Xunius / Menotexport

Python solution to export annotations from your Mendeley library.
GNU General Public License v3.0
124 stars 20 forks source link

Export loses outlines #22

Open ghost opened 6 years ago

ghost commented 6 years ago

Hi thanks for this great tool!

I'm trying to export my Mendeley library and noticing that my outlines/bookmarks are missing from the output. These are useful for me to navigate around my documents. Is it possible to retain these in the export? Thanks for your help.

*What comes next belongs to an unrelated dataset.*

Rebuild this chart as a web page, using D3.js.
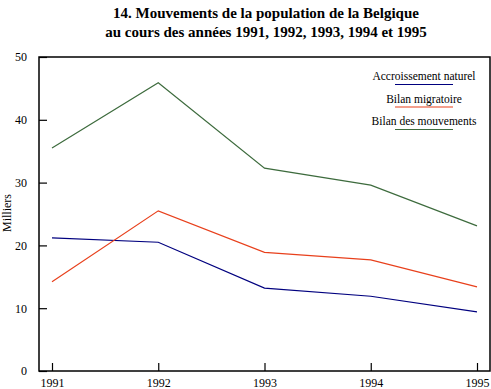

Xunius commented 6 years ago

Hi apenewberry,

I didn't know about the outlines/bookmarks feature of Mendeley. I just updated my version to 1.19 which should be latest, but still I don't quite get it. Can you give me some more hint regarding the outlines you are referring to? What version are you using, is it windows or Mac or Linux?

ghost commented 6 years ago

I'm using Mendeley Desktop 1.19 on Ubuntu 17.10.

I think they're called 'outlines' or 'bookmarks' in the PDF format, but Mendeley displays them in the Contents tab of the sidebar on the right. Screenshot below.

I've been looking at some resources, but haven't figured out how copy the outlines in:

image

Xunius commented 6 years ago

I see. So these are embedded in the PDFs aren't they? And they appear in more recent publications not in older ones. So how do you want them to be exported? Because the pdf files are merely copied to the target folder, if a pdf has these, the export should too.

ghost commented 6 years ago

Ok I think I must've made a mistake. I'll look into this further and update.

ghost commented 6 years ago

It looks like the script copies the bookmarks for most PDFs but misses them on (at least one) others. I'm not sure what the distinguishing characteristic is for when it misses them. I think I'll just deal with the few missed examples manually as they come up. Thanks for the tool and for responding so quickly as well -- cheers!

Xunius commented 6 years ago

Hmm it's strange that it fails for certain pdfs. Could it have something to do with the pdf viewer software?

ghost commented 6 years ago

I'm not sure. Apparently there are multiple ways to embed bookmarks in PDFs, which can make reading them complicated, but it's getting over my head at that point.

syu-id commented 4 years ago

Hi, this is my quick solution which seems to work without problems:

# Copy the root (document catalog) except for /Pages
# PDF Reference, Sixth Edition, version 1.7, p.137
# https://www.adobe.com/devnet/pdf/pdf_reference_archive.html
for k,v in inpdf.trailer["/Root"].items():
    if k.getObject() != "/Pages":
        outpdf._root_object.update({k: v})
diff --git a/lib/exportpdf.py b/lib/exportpdf.py
index 5072681..aaffe23 100644
--- a/lib/exportpdf.py
+++ b/lib/exportpdf.py
@@ -154,6 +154,14 @@ def exportPdf(fin,outdir,annotations,verbose):

         outpdf.addPage(inpg)

+
+    # Copy the root (document catalog) except for /Pages
+    # PDF Reference, Sixth Edition, version 1.7, p.137
+    # https://www.adobe.com/devnet/pdf/pdf_reference_archive.html
+    for k,v in inpdf.trailer["/Root"].items():
+        if k.getObject() != "/Pages":
+            outpdf._root_object.update({k: v})
+
     #-----------------------Save-----------------------
     filename=annotations.filename
     if not os.path.isdir(outdir):
Xunius commented 4 years ago

@rongmu thanks for providing the fix. I've incorporated your code. As I'm not going to test it myself I've put the snippet in a try block.